--- Begin Material provided ---
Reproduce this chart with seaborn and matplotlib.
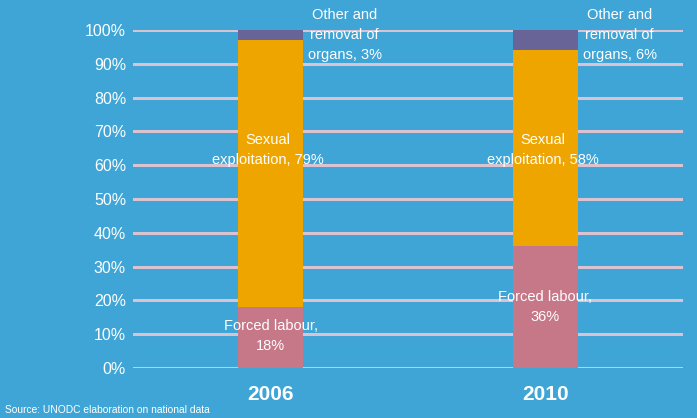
import matplotlib
matplotlib.use("Agg")
import matplotlib.pyplot as plt
import seaborn as sns

years = ["2006", "2010"]
forced = [18, 36]
sexual = [79, 58]
other = [3, 6]

forced_labels = ["Forced labour,\n18%", "Forced labour,\n36%"]
sexual_labels = ["Sexual\nexploitation, 79%", "Sexual\nexploitation, 58%"]
other_labels = ["Other and\nremoval of\norgans, 3%", "Other and\nremoval of\norgans, 6%"]

bg = "#3EA5D6"
sns.set_style("white")
plt.rcParams["font.family"] = ["Liberation Sans", "DejaVu Sans"]

fig = plt.figure(figsize=(6.97, 4.18), dpi=100, facecolor=bg)
ax = fig.add_axes([133 / 697, 50 / 418, 550 / 697, 338 / 418])
ax.set_facecolor(bg)

w = 0.233
sns.barplot(x=years, y=forced, color="#C77888", width=w, ax=ax,
            saturation=1, zorder=3, linewidth=0)
sns.barplot(x=years, y=sexual, bottom=forced, color="#EFA500", width=w,
            ax=ax, saturation=1, zorder=3, linewidth=0)
bottom2 = [a + b for a, b in zip(forced, sexual)]
sns.barplot(x=years, y=other, bottom=bottom2, color="#686498", width=w,
            ax=ax, saturation=1, zorder=3, linewidth=0)

ax.set_xlim(-0.5, 1.5)
ax.set_ylim(0, 100)
ax.set_yticks(range(0, 101, 10))
ax.set_yticklabels([f"{v}%" for v in range(0, 101, 10)], color="white",
                   fontsize=11.5)
ax.tick_params(axis="y", length=0, pad=5)
ax.tick_params(axis="x", length=0, pad=12)
for lab in ax.get_xticklabels():
    lab.set_color("white")
    lab.set_fontsize(15)
    lab.set_fontweight("bold")
ax.grid(axis="y", color="#D9C3D0", linewidth=2.2, zorder=0)
ax.set_axisbelow(True)
for s in ax.spines.values():
    s.set_visible(False)

for i in range(len(years)):
    ax.text(i, forced[i] / 2 + (0.5 if i == 0 else 0), forced_labels[i],
            ha="center", va="center", color="white", fontsize=10.5,
            zorder=5, linespacing=1.5)
    ax.text(i - 0.01, 64.5, sexual_labels[i], ha="center", va="center",
            color="white", fontsize=10.5, zorder=5, linespacing=1.5)
    ax.text(i + 0.27, 98.5, other_labels[i], ha="center", va="center",
            color="white", fontsize=10.5, zorder=5, linespacing=1.55)

fig.text(5 / 697, 1 - 410 / 418, "Source: UNODC elaboration on national data",
         color="white", fontsize=7.4, va="center", ha="left")

fig.savefig("out.png", dpi=100, facecolor=bg)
--- End Material provided ---
▸ **Required work**
With the pictures left out, restate word for word every line of the data above, from the first down to the line that contains "ax.set_facecolor(bg)".

▸ **Completed exercise**
Reproduce this chart with seaborn and matplotlib.
import matplotlib
matplotlib.use("Agg")
import matplotlib.pyplot as plt
import seaborn as sns

years = ["2006", "2010"]
forced = [18, 36]
sexual = [79, 58]
other = [3, 6]

forced_labels = ["Forced labour,\n18%", "Forced labour,\n36%"]
sexual_labels = ["Sexual\nexploitation, 79%", "Sexual\nexploitation, 58%"]
other_labels = ["Other and\nremoval of\norgans, 3%", "Other and\nremoval of\norgans, 6%"]

bg = "#3EA5D6"
sns.set_style("white")
plt.rcParams["font.family"] = ["Liberation Sans", "DejaVu Sans"]

fig = plt.figure(figsize=(6.97, 4.18), dpi=100, facecolor=bg)
ax = fig.add_axes([133 / 697, 50 / 418, 550 / 697, 338 / 418])
ax.set_facecolor(bg)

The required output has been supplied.